For most of the film, The Lost Arcade is like an oral history of Chinatown Fair in particular and the New York City video game scene in general. In the heart of Chinatown, the people of the community each have their unique struggles, but you see how the games bring them together. You hear about the early formation of what would later become competitive game groups, an embryonic form of the eSports that abound today. You learn the small stories of the people who worked there, who played there, and who in their own ways lived there. They testify to a time when “multiplayer” was no more than two people at once, in close enough proximity that you could tell when they were feeling the pressure by literally seeing them sweat.

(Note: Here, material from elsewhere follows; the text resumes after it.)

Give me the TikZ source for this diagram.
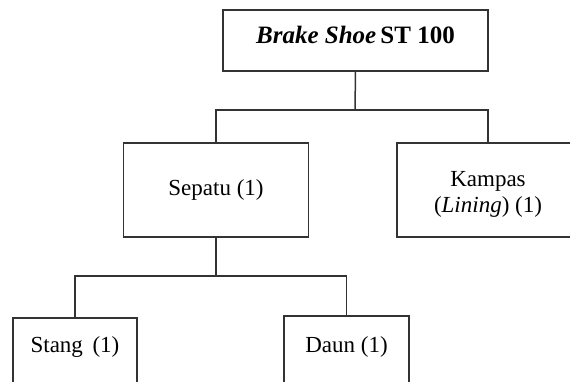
\documentclass[tikz,border=0pt]{standalone}
\usepackage{fontspec}
\setmainfont{Liberation Serif}
\begin{document}
\begin{tikzpicture}[x=1pt,y=-1pt,
  box/.style={draw=black!80, line width=1.5pt, fill=white, align=center, inner sep=0pt},
  conn/.style={draw=black!80, line width=1.5pt},
  txt/.style={font=\fontsize{23}{24}\selectfont}]
\useasboundingbox (0,0) rectangle (570,381);
\clip (0,0) rectangle (570,381);
% nodes
\node[box, minimum width=265pt, minimum height=61pt, font=\fontsize{25}{26}\selectfont]
  (top) at (355.5,40.5) {\raisebox{-3pt}[0pt][0pt]{\bfseries\itshape Brake Shoe\,\upshape ST 100}};
\node[box, txt, minimum width=185pt, minimum height=94pt] (sep) at (216,190) {Sepatu (1)};
\node[box, txt, minimum width=182pt, minimum height=94pt] (kam) at (488,190)
  {\raisebox{-22pt}[0pt][0pt]{\shortstack{Kampas\\[2pt](\textit{Lining}) (1)}}};
\node[box, txt, minimum width=124pt, text height=35pt, text depth=70pt, anchor=north]
  (sta) at (75,317) {Stang\, (1)};
\node[box, txt, minimum width=125pt, text height=37pt, text depth=70pt, anchor=north]
  (dau) at (346.5,315) {Daun (1)};
% bus coordinates
\coordinate (bus1) at (355,110);
\coordinate (bus2) at (216,276);
% connectors
\draw[conn] (top.south) -- (bus1);
\draw[conn] (sep.north) |- (bus1) -| (kam.north);
\draw[conn] (sep.south) -- (bus2);
\draw[conn] (sta.north) |- (bus2) -| (dau.north);
\end{tikzpicture}
\end{document}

It’s the last part of the film that things seem to drift in terms of focus. The original Chinatown Fair closes eventually, as all things do, and the space gets taken over by a guy who seemingly tries to create a Dave & Buster’s-style arcade with some video games and some ticket redemption games, almost regressing to its original iteration even as it uses the latest games available. You hear his optimism about the space, and yet can’t help feel a little cynical about the fact he’s using the name without recreating the community. You hear the disappointment from the regulars who used to come there years ago and understand that they’re trying to process that the place has changed.
This documentary is not a grand sweeping view of video game history. Rather, it is a series of stories, a microcosm of a certain time and place and the people who passed through it briefly as the world changed around them.
The Lost Arcade is the debut film from director Kurt Vincent and writer/producer Irene Chin and features a soundtrack by composer Gil Talmi. Previously available for viewing at film festivals and special screenings, the film can now be viewed at your leisure on a variety of digital platforms. It’s worth at least one viewing by gamers of every generation.